Fun with CMOS - part 1 - The CMOS Raincoat

Chuck D. Bones

Circuit Wizard
I've been messin' 'round with some low-noise CD4049s I picked up recently. First I tried the ROG 22/7. Not my jam, mostly because I don't dig the BMP tone. So what do you get when you take all of the diodes and some of the resistors out of a BMP? You get a Raincoat. Not nearly as thick and compressed as a BMP. The circuit below is similar to a Raincoat, but uses CMOS inverters instead of BJTs. I also changed the tone network, reduced the 1st stage gain a bit and added a FAT switch to cut the bass going into the distortion stages.

CMOS Raincoat v0.2.png


CMOS raincoat v0.2 breadboard 02.jpg
 
I'm pretty sure Anderton was the first to publish a pedal circuit using CMOS inverters. I had read about running CMOS in the linear mode in a trade journal back in late '70s and around the same time saw Anderton's Tube Sound Fuzz. The only tricky part is finding decent CMOS inverters. The stuff TI cranks out now is noisy. I have some NOS RCA and National Semiconductor parts that are dead quiet.
 
AFAIK, the only company producing new CD4000-series ICs is Texas Instruments. Their recipe is noisy when the CD4049 is operated in linear mode. If you can find old RCA or National Semi parts, they are quiet. Strangely enough, the CD4007s made by TI are quiet. That's why I prefer to design with those. The only advantage of the CD4049 (or CD4069) over the CD4007 is the CD4007 only contains three inverters. The 4049 & 4069 contain six. If and when we find a circuit we really like, the smart thing to do is design it with a CD4007. In the case of the circuit above, it would be easy enough to replace the first stage with a BJT or opamp. For the time being, this is just me playing around.
 
Interesting. Back in the 90s I *almost* tried a distortion based around logic gates, but somehow managed to procrastinate for 30 years.
 
One thing I will say is that these ICs are VERY static sensitive. In fact a 4049 is the only IC in nearly 40 years of this that I’ve fried due to static discharge.
 
It's true. All MOS transistors and ICs are static sensitive. That's why we put 10V zeners in front of BS170's in pedal circuits. CD4000-series parts have some amount of built-in ESD protection, but it only goes so far. Store them in a conductive bag and don't handle them when the humidity is low.
 
I used to have to wear antistatic straps or be fired. Both on wrists and shoes. Also, mandatory hand moisturizer. They'd also regularly wax the floor with slightly conductive wax. Static damage is real, and not always immediately noticeable.

Oh yeah, been there.

The wrist straps and bench top ESD mat had alarms that would go off if either became disconnected or loose, and in extreme cases required a supervisor to turn off the alarm after inspecting.

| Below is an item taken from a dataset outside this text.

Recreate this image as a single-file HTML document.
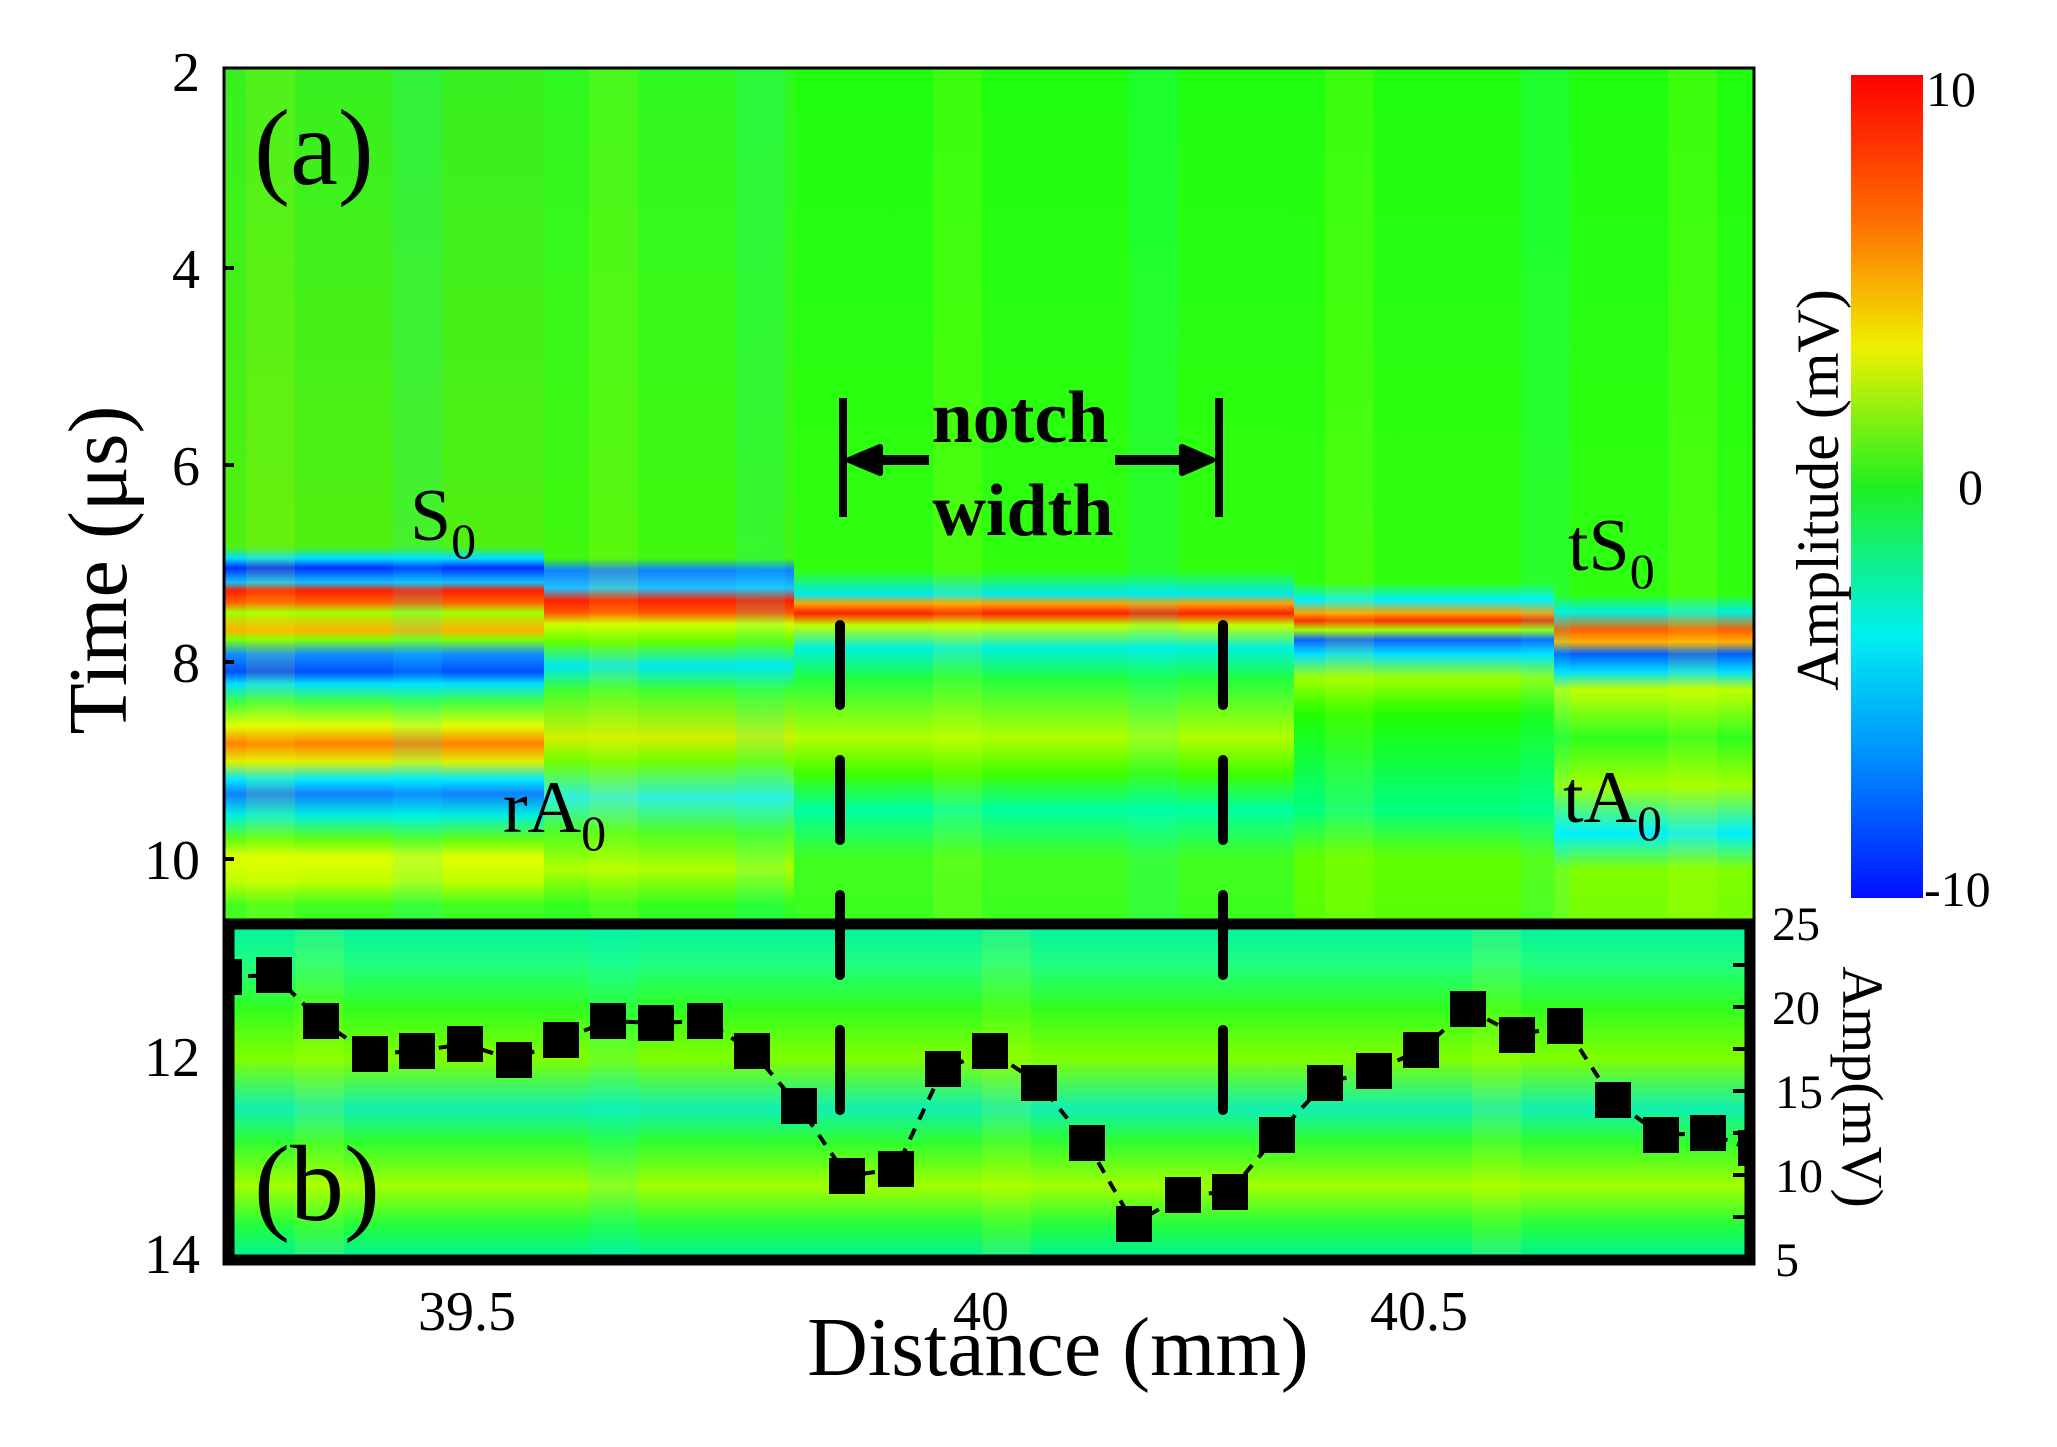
<!DOCTYPE html>
<html><head><meta charset="utf-8"><style>
html,body{margin:0;padding:0;background:#fff}
svg{display:block}
text{font-family:"Liberation Serif",serif;fill:#000}
</style></head><body>
<svg width="2057" height="1447" viewBox="0 0 2057 1447" xmlns="http://www.w3.org/2000/svg">
<defs>
<linearGradient id="gA" gradientUnits="userSpaceOnUse" x1="0" y1="68" x2="0" y2="1264">
<stop offset="0" stop-color="#38f020"/><stop offset="0.40" stop-color="#50f010"/><stop offset="0.41" stop-color="#00e0ff"/><stop offset="0.418" stop-color="#0030ff"/><stop offset="0.43" stop-color="#10c0ff"/><stop offset="0.437" stop-color="#ff2000"/><stop offset="0.447" stop-color="#ff6000"/><stop offset="0.455" stop-color="#a0ff00"/><stop offset="0.47" stop-color="#ffb000"/><stop offset="0.478" stop-color="#80ff00"/><stop offset="0.49" stop-color="#1090ff"/><stop offset="0.505" stop-color="#0050ff"/><stop offset="0.515" stop-color="#00e0ff"/><stop offset="0.53" stop-color="#40ff40"/><stop offset="0.55" stop-color="#e0ff00"/><stop offset="0.565" stop-color="#ff8000"/><stop offset="0.58" stop-color="#e0f000"/><stop offset="0.595" stop-color="#00e8ff"/><stop offset="0.607" stop-color="#1080ff"/><stop offset="0.625" stop-color="#00f0e0"/><stop offset="0.645" stop-color="#60ff10"/><stop offset="0.66" stop-color="#e0ff00"/><stop offset="0.68" stop-color="#c0ff00"/><stop offset="0.7" stop-color="#40ff20"/><stop offset="1" stop-color="#30ff30"/>
</linearGradient>
<linearGradient id="gB" gradientUnits="userSpaceOnUse" x1="0" y1="68" x2="0" y2="1264">
<stop offset="0" stop-color="#30f820"/><stop offset="0.41" stop-color="#40f810"/><stop offset="0.42" stop-color="#1080ff"/><stop offset="0.435" stop-color="#20c0ff"/><stop offset="0.445" stop-color="#ff2000"/><stop offset="0.455" stop-color="#ff5000"/><stop offset="0.465" stop-color="#d0ff00"/><stop offset="0.48" stop-color="#60ff00"/><stop offset="0.5" stop-color="#00e8f0"/><stop offset="0.52" stop-color="#40ff30"/><stop offset="0.56" stop-color="#d0f000"/><stop offset="0.58" stop-color="#70ff00"/><stop offset="0.61" stop-color="#30f0e0"/><stop offset="0.64" stop-color="#50ff20"/><stop offset="0.67" stop-color="#b0ff00"/><stop offset="0.7" stop-color="#30ff20"/><stop offset="1" stop-color="#20ff40"/>
</linearGradient>
<linearGradient id="gC" gradientUnits="userSpaceOnUse" x1="0" y1="68" x2="0" y2="1264">
<stop offset="0" stop-color="#20ff10"/><stop offset="0.42" stop-color="#30ff10"/><stop offset="0.44" stop-color="#00e8f0"/><stop offset="0.448" stop-color="#ffa000"/><stop offset="0.456" stop-color="#ff2000"/><stop offset="0.466" stop-color="#c0ff00"/><stop offset="0.485" stop-color="#00f0e0"/><stop offset="0.51" stop-color="#20ff40"/><stop offset="0.56" stop-color="#b0ff00"/><stop offset="0.59" stop-color="#40ff00"/><stop offset="0.62" stop-color="#00ffa0"/><stop offset="0.66" stop-color="#40ff20"/><stop offset="1" stop-color="#20ff20"/>
</linearGradient>
<linearGradient id="gD" gradientUnits="userSpaceOnUse" x1="0" y1="68" x2="0" y2="1264">
<stop offset="0" stop-color="#20ff10"/><stop offset="0.43" stop-color="#30ff10"/><stop offset="0.445" stop-color="#00f0ff"/><stop offset="0.456" stop-color="#ffa000"/><stop offset="0.462" stop-color="#ff3000"/><stop offset="0.47" stop-color="#a0ff00"/><stop offset="0.478" stop-color="#1060ff"/><stop offset="0.49" stop-color="#00e0ff"/><stop offset="0.51" stop-color="#a0ff00"/><stop offset="0.54" stop-color="#20ff00"/><stop offset="0.62" stop-color="#00ff80"/><stop offset="0.66" stop-color="#60ff00"/><stop offset="1" stop-color="#20ff20"/>
</linearGradient>
<linearGradient id="gE" gradientUnits="userSpaceOnUse" x1="0" y1="68" x2="0" y2="1264">
<stop offset="0" stop-color="#20ff10"/><stop offset="0.44" stop-color="#30ff10"/><stop offset="0.455" stop-color="#00f0e0"/><stop offset="0.47" stop-color="#ff6000"/><stop offset="0.48" stop-color="#ffb000"/><stop offset="0.49" stop-color="#0060ff"/><stop offset="0.505" stop-color="#00e0ff"/><stop offset="0.52" stop-color="#c0ff00"/><stop offset="0.56" stop-color="#30ff20"/><stop offset="0.6" stop-color="#a0ff00"/><stop offset="0.64" stop-color="#00f0ff"/><stop offset="0.67" stop-color="#80ff00"/><stop offset="1" stop-color="#30ff20"/>
</linearGradient>
<linearGradient id="gBox" x1="0" y1="0" x2="0" y2="1">
<stop offset="0" stop-color="#00f0a0"/><stop offset="0.12" stop-color="#20ff80"/><stop offset="0.25" stop-color="#30ff20"/><stop offset="0.4" stop-color="#80ff00"/><stop offset="0.55" stop-color="#10f0b0"/><stop offset="0.65" stop-color="#30ff30"/><stop offset="0.78" stop-color="#a0ff00"/><stop offset="0.9" stop-color="#20ff40"/><stop offset="1" stop-color="#00f0a0"/>
</linearGradient>
<linearGradient id="cb" x1="0" y1="0" x2="0" y2="1">
<stop offset="0" stop-color="#ff0000"/><stop offset="0.18" stop-color="#ff7000"/><stop offset="0.33" stop-color="#f0f000"/><stop offset="0.5" stop-color="#20f020"/><stop offset="0.68" stop-color="#00f0f0"/><stop offset="0.85" stop-color="#0080ff"/><stop offset="1" stop-color="#0010ff"/>
</linearGradient>
</defs>

<rect x="224" y="68" width="320" height="1196" fill="url(#gA)"/>
<rect x="544" y="68" width="250" height="1196" fill="url(#gB)"/>
<rect x="794" y="68" width="500" height="1196" fill="url(#gC)"/>
<rect x="1294" y="68" width="260" height="1196" fill="url(#gD)"/>
<rect x="1554" y="68" width="200" height="1196" fill="url(#gE)"/>
<g opacity="0.12">
<rect x="246" y="68" width="49" height="850" fill="#ffff00"/>
<rect x="393" y="68" width="49" height="850" fill="#00ffff"/>
<rect x="589" y="68" width="49" height="850" fill="#ffff00"/>
<rect x="736" y="68" width="49" height="850" fill="#00ffff"/>
<rect x="933" y="68" width="49" height="850" fill="#ffff00"/>
<rect x="1129" y="68" width="49" height="850" fill="#00ffff"/>
<rect x="1325" y="68" width="49" height="850" fill="#ffff00"/>
<rect x="1521" y="68" width="49" height="850" fill="#00ffff"/>
<rect x="1668" y="68" width="49" height="850" fill="#ffff00"/>
</g>
<rect x="224" y="68" width="1530" height="1196" fill="none" stroke="#000" stroke-width="3"/>

<rect x="229" y="924" width="1521" height="336" fill="url(#gBox)" stroke="#000" stroke-width="11"/>
<g opacity="0.12">
<rect x="295" y="930" width="49" height="324" fill="#ffff00"/>
<rect x="589" y="930" width="49" height="324" fill="#00ffff"/>
<rect x="982" y="930" width="49" height="324" fill="#ffff00"/>
<rect x="1472" y="930" width="49" height="324" fill="#ffff00"/>
</g>
<g stroke="#000" stroke-width="4">
<line x1="1733" y1="965" x2="1745" y2="965"/><line x1="1733" y1="1007" x2="1745" y2="1007"/>
<line x1="1733" y1="1049" x2="1745" y2="1049"/><line x1="1733" y1="1091" x2="1745" y2="1091"/>
<line x1="1733" y1="1133" x2="1745" y2="1133"/><line x1="1733" y1="1175" x2="1745" y2="1175"/>
<line x1="1733" y1="1217" x2="1745" y2="1217"/>
</g>
<g stroke="#000" stroke-width="4">
<line x1="224" y1="268" x2="234" y2="268"/><line x1="224" y1="465" x2="234" y2="465"/>
<line x1="224" y1="662" x2="234" y2="662"/><line x1="224" y1="859" x2="234" y2="859"/>
</g>

<polyline fill="none" stroke="#000" stroke-width="4" stroke-dasharray="12 10" points="226,977 274,975 321,1021 370,1054 417,1051 465,1044 514,1060 561,1040 608,1021 656,1023 705,1021 752,1051 799,1106 847,1176 896,1169 943,1069 990,1051 1039,1083 1087,1143 1134,1224 1183,1195 1230,1192 1277,1135 1325,1083 1374,1071 1421,1050 1468,1009 1517,1035 1565,1026 1613,1100 1661,1135 1708,1133 1748,1148"/>
<g fill="#000">
<rect x="224" y="959" width="18" height="36"/>
<rect x="256" y="957" width="36" height="36"/><rect x="303" y="1003" width="36" height="36"/>
<rect x="352" y="1036" width="36" height="36"/><rect x="399" y="1033" width="36" height="36"/>
<rect x="447" y="1026" width="36" height="36"/><rect x="496" y="1042" width="36" height="36"/>
<rect x="543" y="1022" width="36" height="36"/><rect x="590" y="1003" width="36" height="36"/>
<rect x="638" y="1005" width="36" height="36"/><rect x="687" y="1003" width="36" height="36"/>
<rect x="734" y="1033" width="36" height="36"/><rect x="781" y="1088" width="36" height="36"/>
<rect x="829" y="1158" width="36" height="36"/><rect x="878" y="1151" width="36" height="36"/>
<rect x="925" y="1051" width="36" height="36"/><rect x="972" y="1033" width="36" height="36"/>
<rect x="1021" y="1065" width="36" height="36"/><rect x="1069" y="1125" width="36" height="36"/>
<rect x="1116" y="1206" width="36" height="36"/><rect x="1165" y="1177" width="36" height="36"/>
<rect x="1212" y="1174" width="36" height="36"/><rect x="1259" y="1117" width="36" height="36"/>
<rect x="1307" y="1065" width="36" height="36"/><rect x="1356" y="1053" width="36" height="36"/>
<rect x="1403" y="1032" width="36" height="36"/><rect x="1450" y="991" width="36" height="36"/>
<rect x="1499" y="1017" width="36" height="36"/><rect x="1547" y="1008" width="36" height="36"/>
<rect x="1595" y="1082" width="36" height="36"/><rect x="1643" y="1117" width="36" height="36"/>
<rect x="1690" y="1115" width="36" height="36"/><rect x="1738" y="1130" width="16" height="36"/>
</g>

<g stroke="#000" stroke-width="10" stroke-linecap="round" stroke-dasharray="80 55">
<line x1="840" y1="625" x2="840" y2="1115"/>
<line x1="1223" y1="625" x2="1223" y2="1115"/>
</g>
<g stroke="#000" stroke-width="8">
<line x1="843" y1="398" x2="843" y2="517"/><line x1="1219" y1="398" x2="1219" y2="517"/>
<line x1="870" y1="460" x2="929" y2="460" stroke-width="10"/>
<line x1="1115" y1="460" x2="1190" y2="460" stroke-width="10"/>
</g>
<polygon points="849,460 880,447 880,473" fill="#000" stroke="#000" stroke-width="6" stroke-linejoin="round"/>
<polygon points="1212,460 1182,447 1182,473" fill="#000" stroke="#000" stroke-width="6" stroke-linejoin="round"/>
<text x="1020" y="442" font-size="74" font-weight="bold" text-anchor="middle">notch</text>
<text x="1023" y="535" font-size="74" font-weight="bold" text-anchor="middle">width</text>

<text x="254" y="184" font-size="108">(a)</text>
<text x="254" y="1220" font-size="108">(b)</text>
<text x="410" y="540" font-size="74">S<tspan font-size="50" dy="18">0</tspan></text>
<text x="1568" y="570" font-size="74">tS<tspan font-size="50" dy="18">0</tspan></text>
<text x="503" y="832" font-size="74">rA<tspan font-size="50" dy="18">0</tspan></text>
<text x="1563" y="822" font-size="74">tA<tspan font-size="50" dy="18">0</tspan></text>

<g font-size="56" text-anchor="end">
<text x="200" y="91">2</text><text x="200" y="288">4</text><text x="200" y="485">6</text>
<text x="200" y="682">8</text><text x="200" y="879">10</text><text x="200" y="1076">12</text>
<text x="200" y="1273">14</text>
</g>
<text transform="translate(126,570) rotate(-90)" font-size="84" text-anchor="middle">Time (μs)</text>

<g font-size="56" text-anchor="middle">
<text x="467" y="1330">39.5</text><text x="981" y="1330">40</text><text x="1419" y="1330">40.5</text>
</g>
<text x="1058" y="1375" font-size="84" text-anchor="middle">Distance (mm)</text>

<g font-size="48">
<text x="1772" y="940">25</text><text x="1772" y="1024">20</text><text x="1775" y="1108">15</text>
<text x="1775" y="1192">10</text><text x="1775" y="1276">5</text>
</g>
<text transform="translate(1843,1087) rotate(90)" font-size="58" text-anchor="middle">Amp(mV)</text>

<rect x="1851" y="75" width="72" height="823" fill="url(#cb)"/>
<text x="1926" y="106" font-size="50">10</text>
<text x="1958" y="504" font-size="50">0</text>
<text x="1924" y="906" font-size="50">-10</text>
<text transform="translate(1838,490) rotate(-90)" font-size="60" text-anchor="middle">Amplitude (mV)</text>
</svg>
</body></html>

We weren't allowed to have anything on the workbench except the piece of equipment we were working on... any paperwork or manuals needed to be on a separate bench.

The lab was also temperature and humidity controlled. Every once in a while the humidifiers would go offline and they'd come running in with mop buckets to drench the floor and bring the humidity back up.... and I tell ya, working on 480V 3-phase equipment while standing in a puddle made my nerves bad.

Anything that could have potentially been exposed to ESD was assumed to be defective.

The irony is that most of what we repaired / calibrated sat unused in a warehouse until the following year when it was lugged back in and calibrated all over again...
 
i finally did some intro research on these chips to fix my damn heterodyne receiver. great information, this is an entirely new frontier. thanks!
 
How do you calculate the gain in the stages that don't have an input resistor? That's something I never understood about the Red Llama with its similar setup. The UA1 should have 6.66~ gain (220k/33k=6.66~) I'm assuming, but what about UE1?